Former Twin David Ortiz often tells the story about his first exhibition game as a member of the Boston Red Sox in 2003.

“I came up with a runner on second and no outs,” Ortiz says. “I’m thinking: ‘I’ve got to get the runner over.’ ”

So Ortiz, who is about the size of a water tower, took one of those “make contact” swings, pulling the ball to the second baseman and moving the runner to third. When Ortiz returned to the dugout, pleased with his accomplishment, he found then-manager Grady Little waiting for him.

Little looked as if he had just seen a spaceship land in the infield.

“What are you doing?” Little said. “This is not the Twins. You’ve got to bring that guy in!”

The story goes a long way toward illustrating the mind-set of Twins players throughout the organization. They don’t just play “small ball” here in Minnesota, they play “teeny weenie ball.” Lacking power, the team goes to great lengths to coax runners into scoring position ” to third base in particular.

A typical rally might consist of a walk, groundout and a stolen base. Twins runners often try to steal third. Because once that man is 90 feet away with fewer than two outs ” yippee! ” even a ground ball might bring him home.

But teeny weenie ball is failing this season. The Twins can’t finish the deal.
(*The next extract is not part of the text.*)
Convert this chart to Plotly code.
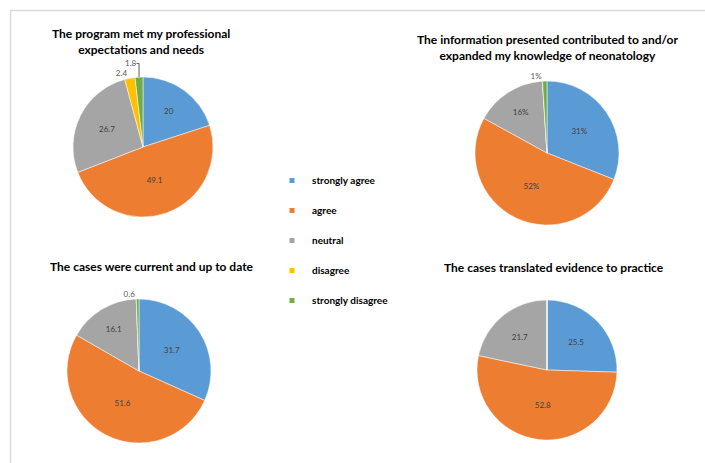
import plotly.graph_objects as go

W, H = 705, 463

categories = ["strongly agree", "agree", "neutral", "disagree", "strongly disagree"]
colors = ["#5B9BD5", "#ED7D31", "#A5A5A5", "#FFC000", "#70AD47"]

titles = [
    "The program met my professional<br>expectations and needs",
    "The information presented contributed to and/or<br>expanded my knowledge of neonatology",
    "The cases were current and up to date",
    "The cases translated evidence to practice",
]
values_program = [20, 49.1, 26.7, 2.4, 1.8]
values_information = [31, 52, 16, 0, 1]
values_current = [31.7, 51.6, 16.1, 0, 0.6]
values_translated = [25.5, 52.8, 21.7, 0, 0]
suffixes = ["", "%", "", ""]
all_values = [values_program, values_information, values_current, values_translated]

# pie boxes in pixels: (left, right, top, bottom)
boxes = [(73, 213, 77, 217), (475, 619, 81, 225), (67, 211, 299, 443), (477, 617, 300, 440)]
title_pos = [(141, 42), (547, 47), (152, 266), (554, 267)]


def fmt(v, suf):
    s = ("%g" % v)
    return s + suf


fig = go.Figure()
for vals, suf, (l, r, t, b) in zip(all_values, suffixes, boxes):
    texts = [fmt(v, suf) if v > 0 else "" for v in vals]
    pos = ["inside" if v >= 5 else "outside" for v in vals]
    fig.add_trace(go.Pie(
        labels=categories, values=vals, text=texts, textinfo="text",
        textposition=pos, sort=False, direction="clockwise", rotation=0,
        marker=dict(colors=colors, line=dict(color="white", width=0.5)),
        insidetextorientation="horizontal",
        textfont=dict(family="Lato", size=8, color="#404040"),
        outsidetextfont=dict(family="Lato", size=8, color="#595959"),
        domain=dict(x=[l / W, r / W], y=[1 - b / H, 1 - t / H]),
        showlegend=False, hoverinfo="label+value",
    ))

for i, (cat, col) in enumerate(zip(categories, colors)):
    fig.add_trace(go.Scatter(
        x=[None], y=[None], mode="markers", name=cat, legendgroup=cat,
        marker=dict(symbol="square", size=5, color=col), showlegend=True,
    ))

annotations = []
for txt, (x, y) in zip(titles, title_pos):
    annotations.append(dict(
        text="<b>" + txt + "</b>", x=x / W, y=1 - y / H, xref="paper", yref="paper",
        showarrow=False, xanchor="center", yanchor="middle",
        font=dict(family="Lato", size=12, color="#000000"),
    ))

shapes = [
    dict(type="line", xref="paper", yref="paper", x0=10 / W, x1=1, y0=1 - 10.5 / H, y1=1 - 10.5 / H,
         line=dict(color="#D9D9D9", width=1.5)),
    dict(type="line", xref="paper", yref="paper", x0=10.5 / W, x1=10.5 / W, y0=0, y1=1 - 10 / H,
         line=dict(color="#D9D9D9", width=1.5)),
]

fig.update_layout(
    width=W, height=H, margin=dict(l=0, r=0, t=0, b=0),
    paper_bgcolor="white", plot_bgcolor="white",
    xaxis=dict(visible=False), yaxis=dict(visible=False),
    annotations=annotations, shapes=shapes,
    legend=dict(x=272 / W, y=1 - 166 / H, xanchor="left", yanchor="top",
                font=dict(family="Lato", size=10, color="#000000", weight="bold"),
                tracegroupgap=11, itemwidth=30, bgcolor="rgba(0,0,0,0)"),
)

fig.write_html("out.html")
They sweat and strain to get runners as far as third base and then leave them there.

Third-base coach Al Newman can’t get any peace and quiet. Like the houseguests that wouldn’t leave, he is in the constant presence of base runners who aren’t going anywhere.

How much small talk can a coach make?

Manager Ron Gardenhire estimates that failure to score runners from third with fewer than two outs has cost his team seven or eight victories.

That’s the difference between being in a pennant race and sucking wind in the Chicago White Sox’s wake.

So Gardenhire and hitting coach Scott Ullger are working on clutch hitting with Twins batters. I guess that means you explain to a hitter that if he lets go of his throat he can grip a bat a little better.

Perhaps they should suggest choking up on the bat (instead of simply choking). Major league hitters no longer move up the bat handle an inch or so with two strikes. It’s simply not done in contemporary baseball.

It might be worth a try. In teeny weenie ball, a team that can’t bring the runners home from third has no chance to amount to anything.

“Where we’ve lost the most games is in situational hitting with runners on third and less than two outs.” Gardenhire said. “We are not a big, massive home run team. We’ve got to get those runs in.”